The women’s prison system reached its average daily capacity of 224 inmates in May. Now, state prisons are implementing a prioritization plan for admissions.

Under 2017 legislation, county inmates are transferred to state prisons based on the severity of crimes, medical needs and other factors. But last week, only six of 12 inmates intended for movement from county to state were admitted.

Steve Hall, director of transitional planning services for the state Department of Corrections and Rehabilitation, said the system is sticking to its budget and capacity.

“It would be nice not to be in this situation, nice to stay out of prioritization as long as we could, but we couldn’t do it any longer,” Hall said.

Counties are concerned about the cost burden this will put on them, noted Donnell Preskey, the spokeswoman for the North Dakota Association of Counties.
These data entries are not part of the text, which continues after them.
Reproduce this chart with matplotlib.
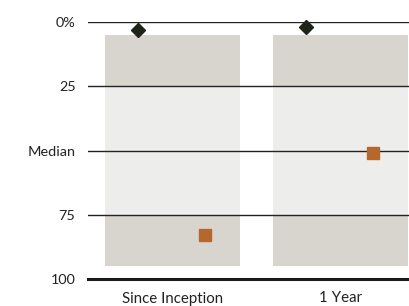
import numpy as np
import matplotlib.pyplot as plt

categories = ['Since Inception', '1 Year']
band_low = [5, 5]
q1 = [25, 25]
q3 = [75, 75]
band_high = [95, 95]
fund_rank = [83, 51]
index_rank = [3, 2]

ticks = [0, 25, 50, 75, 100]
tick_labels = ['0%', '25', 'Median', '75', '100']

plt.rcParams['font.family'] = ['Lato', 'DejaVu Sans']

fig = plt.figure(figsize=(4.1, 3.06), dpi=100)
ax = fig.add_axes([88 / 410, 1 - 279 / 306, 322 / 410, 257 / 306])

x = np.arange(len(categories))
w = 0.8
dark = '#d8d5cf'
light = '#ededec'
ax.bar(x, np.array(q1) - band_low, bottom=band_low, width=w, color=dark, zorder=1)
ax.bar(x, np.array(q3) - q1, bottom=q1, width=w, color=light, zorder=1)
ax.bar(x, np.array(band_high) - q3, bottom=q3, width=w, color=dark, zorder=1)

for t in ticks[:-1]:
    ax.axhline(t, color='#222222', lw=1.0, zorder=2)
ax.axhline(100, color='#1a1a1a', lw=2.2, zorder=2, clip_on=False)

ax.plot(x - 0.205, index_rank, 'D', color='#1f2418', ms=7.5, zorder=3, clip_on=False)
ax.plot(x + 0.195, fund_rank, 's', color='#b5682e', ms=8, zorder=3)

ax.set_xlim(-0.503, 1.414)
ax.set_ylim(100, 0)
ax.set_yticks(ticks)
ax.set_yticklabels(tick_labels, fontsize=10.4, color='#222222')
ax.set_xticks(x)
ax.set_xticklabels(categories, fontsize=10.8, color='#222222')
ax.tick_params(axis='y', length=0, pad=9)
ax.tick_params(axis='x', length=0, pad=9)
for s in ax.spines.values():
    s.set_visible(False)

fig.savefig('out.png', dpi=100)
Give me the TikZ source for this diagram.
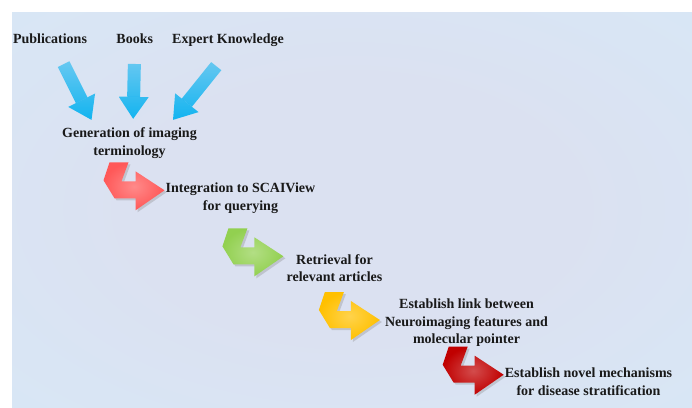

She added that a prisoner’s medical expenses can sometimes cost the counties more than housing.

“We obviously agree that we don’t want to keep building correctional facilities, but there should be a mechanism in place for the state to reimburse counties for the state expense,” Preskey said.

When the state rejected three Burleigh County inmates, Sheriff Kelly Leben sent a bill to the Corrections Department last month for the expense of holding state prisoners as a symbol to show how much the county is paying.

“My concern is if one of these prisoners has a heart attack or a serious medical issue in our jail, that is our responsibility to pay for also,” Leben said.

There was no appropriation in the 2017 bill to compensate counties.

The women’s prison population started creeping up in January of 2018 and has risen steadily since.

As of Monday, the state’s male prison population was 1,542, of the 1,624 capacity. The same admission process would go into effect if the men’s population were to reach capacity, Corrections Department spokeswoman Michelle Linster said.